Your instructions -
Make an exact copy of the records, dropping all pictures.

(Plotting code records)

· · · ·

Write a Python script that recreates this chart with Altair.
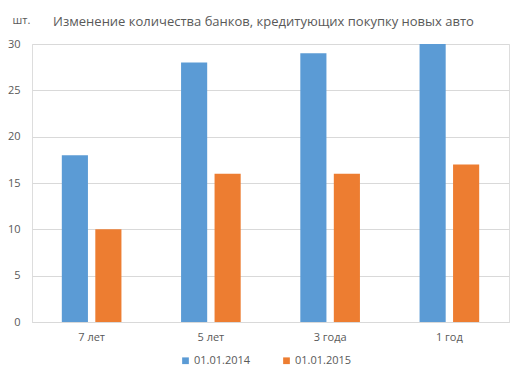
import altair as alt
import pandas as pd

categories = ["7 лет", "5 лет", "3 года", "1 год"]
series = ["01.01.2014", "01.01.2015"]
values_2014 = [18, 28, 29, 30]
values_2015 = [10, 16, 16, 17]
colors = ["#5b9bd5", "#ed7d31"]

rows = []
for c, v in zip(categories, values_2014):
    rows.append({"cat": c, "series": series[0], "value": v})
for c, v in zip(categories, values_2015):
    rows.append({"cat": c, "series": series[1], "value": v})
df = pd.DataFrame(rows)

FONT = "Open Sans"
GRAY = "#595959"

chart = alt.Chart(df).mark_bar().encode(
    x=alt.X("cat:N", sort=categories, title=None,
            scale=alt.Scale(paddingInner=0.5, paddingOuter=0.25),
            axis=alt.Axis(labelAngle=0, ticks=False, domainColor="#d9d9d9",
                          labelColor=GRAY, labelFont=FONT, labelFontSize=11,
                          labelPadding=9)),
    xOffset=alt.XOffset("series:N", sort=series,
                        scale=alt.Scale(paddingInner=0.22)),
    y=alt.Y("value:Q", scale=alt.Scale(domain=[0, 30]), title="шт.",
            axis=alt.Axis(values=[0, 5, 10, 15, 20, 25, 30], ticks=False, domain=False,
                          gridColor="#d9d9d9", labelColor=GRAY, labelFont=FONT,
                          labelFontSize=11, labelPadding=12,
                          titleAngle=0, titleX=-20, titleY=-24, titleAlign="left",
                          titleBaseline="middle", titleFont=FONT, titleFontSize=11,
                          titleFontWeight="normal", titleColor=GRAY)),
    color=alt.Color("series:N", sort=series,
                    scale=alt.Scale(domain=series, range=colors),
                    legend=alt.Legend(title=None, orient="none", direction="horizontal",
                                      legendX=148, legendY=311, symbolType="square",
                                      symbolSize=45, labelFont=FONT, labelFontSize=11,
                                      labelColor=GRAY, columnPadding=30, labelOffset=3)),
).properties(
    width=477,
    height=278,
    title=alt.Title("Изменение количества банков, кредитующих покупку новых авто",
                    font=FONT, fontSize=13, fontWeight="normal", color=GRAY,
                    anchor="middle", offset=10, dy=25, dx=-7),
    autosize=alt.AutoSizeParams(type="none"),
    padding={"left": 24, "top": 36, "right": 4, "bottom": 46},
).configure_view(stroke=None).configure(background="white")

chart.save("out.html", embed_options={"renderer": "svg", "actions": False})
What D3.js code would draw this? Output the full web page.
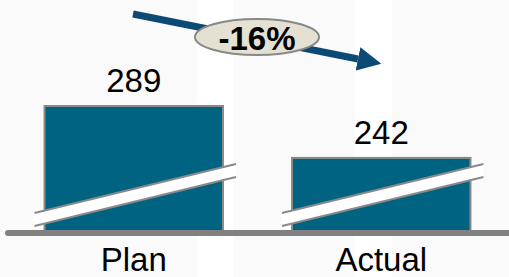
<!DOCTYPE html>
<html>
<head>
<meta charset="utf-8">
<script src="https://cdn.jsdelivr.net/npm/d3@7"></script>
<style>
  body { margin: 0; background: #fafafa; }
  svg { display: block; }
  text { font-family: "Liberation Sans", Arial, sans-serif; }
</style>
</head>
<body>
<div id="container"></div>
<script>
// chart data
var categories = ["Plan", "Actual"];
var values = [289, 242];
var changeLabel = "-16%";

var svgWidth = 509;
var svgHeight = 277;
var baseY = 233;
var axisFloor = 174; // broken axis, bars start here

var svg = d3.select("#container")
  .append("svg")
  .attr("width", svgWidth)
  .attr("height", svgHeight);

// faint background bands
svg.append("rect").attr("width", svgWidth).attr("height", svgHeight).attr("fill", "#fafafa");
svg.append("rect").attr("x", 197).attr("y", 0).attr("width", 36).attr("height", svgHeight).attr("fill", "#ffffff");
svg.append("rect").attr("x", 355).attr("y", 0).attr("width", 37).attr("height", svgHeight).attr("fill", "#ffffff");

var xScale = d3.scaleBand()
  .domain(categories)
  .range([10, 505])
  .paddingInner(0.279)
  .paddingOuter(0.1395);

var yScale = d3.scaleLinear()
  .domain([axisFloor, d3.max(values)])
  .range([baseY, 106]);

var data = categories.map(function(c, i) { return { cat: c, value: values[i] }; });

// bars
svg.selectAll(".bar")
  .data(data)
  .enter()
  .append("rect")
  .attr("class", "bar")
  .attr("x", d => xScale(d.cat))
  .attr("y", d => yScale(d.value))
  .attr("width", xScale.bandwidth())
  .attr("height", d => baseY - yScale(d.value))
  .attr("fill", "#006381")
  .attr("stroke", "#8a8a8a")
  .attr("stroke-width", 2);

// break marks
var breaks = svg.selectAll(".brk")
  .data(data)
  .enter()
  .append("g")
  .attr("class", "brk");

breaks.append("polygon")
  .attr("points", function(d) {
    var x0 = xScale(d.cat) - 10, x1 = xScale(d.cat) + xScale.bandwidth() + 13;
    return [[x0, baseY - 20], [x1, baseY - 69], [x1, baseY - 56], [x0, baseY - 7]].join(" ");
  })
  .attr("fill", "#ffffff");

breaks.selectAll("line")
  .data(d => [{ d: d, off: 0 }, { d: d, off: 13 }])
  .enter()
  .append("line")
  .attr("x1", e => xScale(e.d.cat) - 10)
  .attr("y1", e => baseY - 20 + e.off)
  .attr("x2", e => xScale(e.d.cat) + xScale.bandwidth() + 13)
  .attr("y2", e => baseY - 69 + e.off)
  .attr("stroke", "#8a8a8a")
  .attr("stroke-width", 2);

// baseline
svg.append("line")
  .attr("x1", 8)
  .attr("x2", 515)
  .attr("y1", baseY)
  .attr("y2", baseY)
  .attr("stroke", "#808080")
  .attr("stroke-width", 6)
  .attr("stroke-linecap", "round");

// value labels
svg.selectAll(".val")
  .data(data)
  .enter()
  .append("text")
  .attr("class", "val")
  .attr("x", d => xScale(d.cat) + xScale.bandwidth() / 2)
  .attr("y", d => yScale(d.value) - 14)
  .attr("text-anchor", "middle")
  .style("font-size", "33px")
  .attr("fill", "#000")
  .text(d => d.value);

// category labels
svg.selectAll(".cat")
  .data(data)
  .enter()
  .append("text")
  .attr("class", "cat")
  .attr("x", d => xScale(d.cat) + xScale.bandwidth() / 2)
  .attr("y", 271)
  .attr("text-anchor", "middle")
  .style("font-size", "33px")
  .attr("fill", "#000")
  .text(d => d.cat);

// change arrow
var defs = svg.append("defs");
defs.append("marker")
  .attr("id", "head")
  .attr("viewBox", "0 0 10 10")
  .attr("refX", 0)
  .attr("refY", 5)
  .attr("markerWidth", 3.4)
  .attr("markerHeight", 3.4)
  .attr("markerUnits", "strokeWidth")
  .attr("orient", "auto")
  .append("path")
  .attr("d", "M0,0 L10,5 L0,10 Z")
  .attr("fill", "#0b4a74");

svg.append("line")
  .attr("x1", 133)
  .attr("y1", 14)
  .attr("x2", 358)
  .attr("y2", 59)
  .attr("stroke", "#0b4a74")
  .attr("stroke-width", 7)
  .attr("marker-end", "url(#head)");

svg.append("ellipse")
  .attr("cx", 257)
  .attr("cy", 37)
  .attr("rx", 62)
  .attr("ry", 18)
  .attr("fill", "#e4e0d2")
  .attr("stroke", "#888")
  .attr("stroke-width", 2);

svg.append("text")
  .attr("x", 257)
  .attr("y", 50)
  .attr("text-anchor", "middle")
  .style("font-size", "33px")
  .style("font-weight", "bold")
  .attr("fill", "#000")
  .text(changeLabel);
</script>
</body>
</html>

· · · ·

Written response -
Write a Python script that recreates this chart with Altair.
import altair as alt
import pandas as pd

categories = ["7 лет", "5 лет", "3 года", "1 год"]
series = ["01.01.2014", "01.01.2015"]
values_2014 = [18, 28, 29, 30]
values_2015 = [10, 16, 16, 17]
colors = ["#5b9bd5", "#ed7d31"]

rows = []
for c, v in zip(categories, values_2014):
    rows.append({"cat": c, "series": series[0], "value": v})
for c, v in zip(categories, values_2015):
    rows.append({"cat": c, "series": series[1], "value": v})
df = pd.DataFrame(rows)

FONT = "Open Sans"
GRAY = "#595959"

chart = alt.Chart(df).mark_bar().encode(
    x=alt.X("cat:N", sort=categories, title=None,
            scale=alt.Scale(paddingInner=0.5, paddingOuter=0.25),
            axis=alt.Axis(labelAngle=0, ticks=False, domainColor="#d9d9d9",
                          labelColor=GRAY, labelFont=FONT, labelFontSize=11,
                          labelPadding=9)),
    xOffset=alt.XOffset("series:N", sort=series,
                        scale=alt.Scale(paddingInner=0.22)),
    y=alt.Y("value:Q", scale=alt.Scale(domain=[0, 30]), title="шт.",
            axis=alt.Axis(values=[0, 5, 10, 15, 20, 25, 30], ticks=False, domain=False,
                          gridColor="#d9d9d9", labelColor=GRAY, labelFont=FONT,
                          labelFontSize=11, labelPadding=12,
                          titleAngle=0, titleX=-20, titleY=-24, titleAlign="left",
                          titleBaseline="middle", titleFont=FONT, titleFontSize=11,
                          titleFontWeight="normal", titleColor=GRAY)),
    color=alt.Color("series:N", sort=series,
                    scale=alt.Scale(domain=series, range=colors),
                    legend=alt.Legend(title=None, orient="none", direction="horizontal",
                                      legendX=148, legendY=311, symbolType="square",
                                      symbolSize=45, labelFont=FONT, labelFontSize=11,
                                      labelColor=GRAY, columnPadding=30, labelOffset=3)),
).properties(
    width=477,
    height=278,
    title=alt.Title("Изменение количества банков, кредитующих покупку новых авто",
                    font=FONT, fontSize=13, fontWeight="normal", color=GRAY,
                    anchor="middle", offset=10, dy=25, dx=-7),
    autosize=alt.AutoSizeParams(type="none"),
    padding={"left": 24, "top": 36, "right": 4, "bottom": 46},
).configure_view(stroke=None).configure(background="white")

chart.save("out.html", embed_options={"renderer": "svg", "actions": False})
What D3.js code would draw this? Output the full web page.
<!DOCTYPE html>
<html>
<head>
<meta charset="utf-8">
<script src="https://cdn.jsdelivr.net/npm/d3@7"></script>
<style>
  body { margin: 0; background: #fafafa; }
  svg { display: block; }
  text { font-family: "Liberation Sans", Arial, sans-serif; }
</style>
</head>
<body>
<div id="container"></div>
<script>
// chart data
var categories = ["Plan", "Actual"];
var values = [289, 242];
var changeLabel = "-16%";

var svgWidth = 509;
var svgHeight = 277;
var baseY = 233;
var axisFloor = 174; // broken axis, bars start here

var svg = d3.select("#container")
  .append("svg")
  .attr("width", svgWidth)
  .attr("height", svgHeight);

// faint background bands
svg.append("rect").attr("width", svgWidth).attr("height", svgHeight).attr("fill", "#fafafa");
svg.append("rect").attr("x", 197).attr("y", 0).attr("width", 36).attr("height", svgHeight).attr("fill", "#ffffff");
svg.append("rect").attr("x", 355).attr("y", 0).attr("width", 37).attr("height", svgHeight).attr("fill", "#ffffff");

var xScale = d3.scaleBand()
  .domain(categories)
  .range([10, 505])
  .paddingInner(0.279)
  .paddingOuter(0.1395);

var yScale = d3.scaleLinear()
  .domain([axisFloor, d3.max(values)])
  .range([baseY, 106]);

var data = categories.map(function(c, i) { return { cat: c, value: values[i] }; });

// bars
svg.selectAll(".bar")
  .data(data)
  .enter()
  .append("rect")
  .attr("class", "bar")
  .attr("x", d => xScale(d.cat))
  .attr("y", d => yScale(d.value))
  .attr("width", xScale.bandwidth())
  .attr("height", d => baseY - yScale(d.value))
  .attr("fill", "#006381")
  .attr("stroke", "#8a8a8a")
  .attr("stroke-width", 2);

// break marks
var breaks = svg.selectAll(".brk")
  .data(data)
  .enter()
  .append("g")
  .attr("class", "brk");

breaks.append("polygon")
  .attr("points", function(d) {
    var x0 = xScale(d.cat) - 10, x1 = xScale(d.cat) + xScale.bandwidth() + 13;
    return [[x0, baseY - 20], [x1, baseY - 69], [x1, baseY - 56], [x0, baseY - 7]].join(" ");
  })
  .attr("fill", "#ffffff");

breaks.selectAll("line")
  .data(d => [{ d: d, off: 0 }, { d: d, off: 13 }])
  .enter()
  .append("line")
  .attr("x1", e => xScale(e.d.cat) - 10)
  .attr("y1", e => baseY - 20 + e.off)
  .attr("x2", e => xScale(e.d.cat) + xScale.bandwidth() + 13)
  .attr("y2", e => baseY - 69 + e.off)
  .attr("stroke", "#8a8a8a")
  .attr("stroke-width", 2);

// baseline
svg.append("line")
  .attr("x1", 8)
  .attr("x2", 515)
  .attr("y1", baseY)
  .attr("y2", baseY)
  .attr("stroke", "#808080")
  .attr("stroke-width", 6)
  .attr("stroke-linecap", "round");

// value labels
svg.selectAll(".val")
  .data(data)
  .enter()
  .append("text")
  .attr("class", "val")
  .attr("x", d => xScale(d.cat) + xScale.bandwidth() / 2)
  .attr("y", d => yScale(d.value) - 14)
  .attr("text-anchor", "middle")
  .style("font-size", "33px")
  .attr("fill", "#000")
  .text(d => d.value);

// category labels
svg.selectAll(".cat")
  .data(data)
  .enter()
  .append("text")
  .attr("class", "cat")
  .attr("x", d => xScale(d.cat) + xScale.bandwidth() / 2)
  .attr("y", 271)
  .attr("text-anchor", "middle")
  .style("font-size", "33px")
  .attr("fill", "#000")
  .text(d => d.cat);

// change arrow
var defs = svg.append("defs");
defs.append("marker")
  .attr("id", "head")
  .attr("viewBox", "0 0 10 10")
  .attr("refX", 0)
  .attr("refY", 5)
  .attr("markerWidth", 3.4)
  .attr("markerHeight", 3.4)
  .attr("markerUnits", "strokeWidth")
  .attr("orient", "auto")
  .append("path")
  .attr("d", "M0,0 L10,5 L0,10 Z")
  .attr("fill", "#0b4a74");

svg.append("line")
  .attr("x1", 133)
  .attr("y1", 14)
  .attr("x2", 358)
  .attr("y2", 59)
  .attr("stroke", "#0b4a74")
  .attr("stroke-width", 7)
  .attr("marker-end", "url(#head)");

svg.append("ellipse")
  .attr("cx", 257)
  .attr("cy", 37)
  .attr("rx", 62)
  .attr("ry", 18)
  .attr("fill", "#e4e0d2")
  .attr("stroke", "#888")
  .attr("stroke-width", 2);

svg.append("text")
  .attr("x", 257)
  .attr("y", 50)
  .attr("text-anchor", "middle")
  .style("font-size", "33px")
  .style("font-weight", "bold")
  .attr("fill", "#000")
  .text(changeLabel);
</script>
</body>
</html>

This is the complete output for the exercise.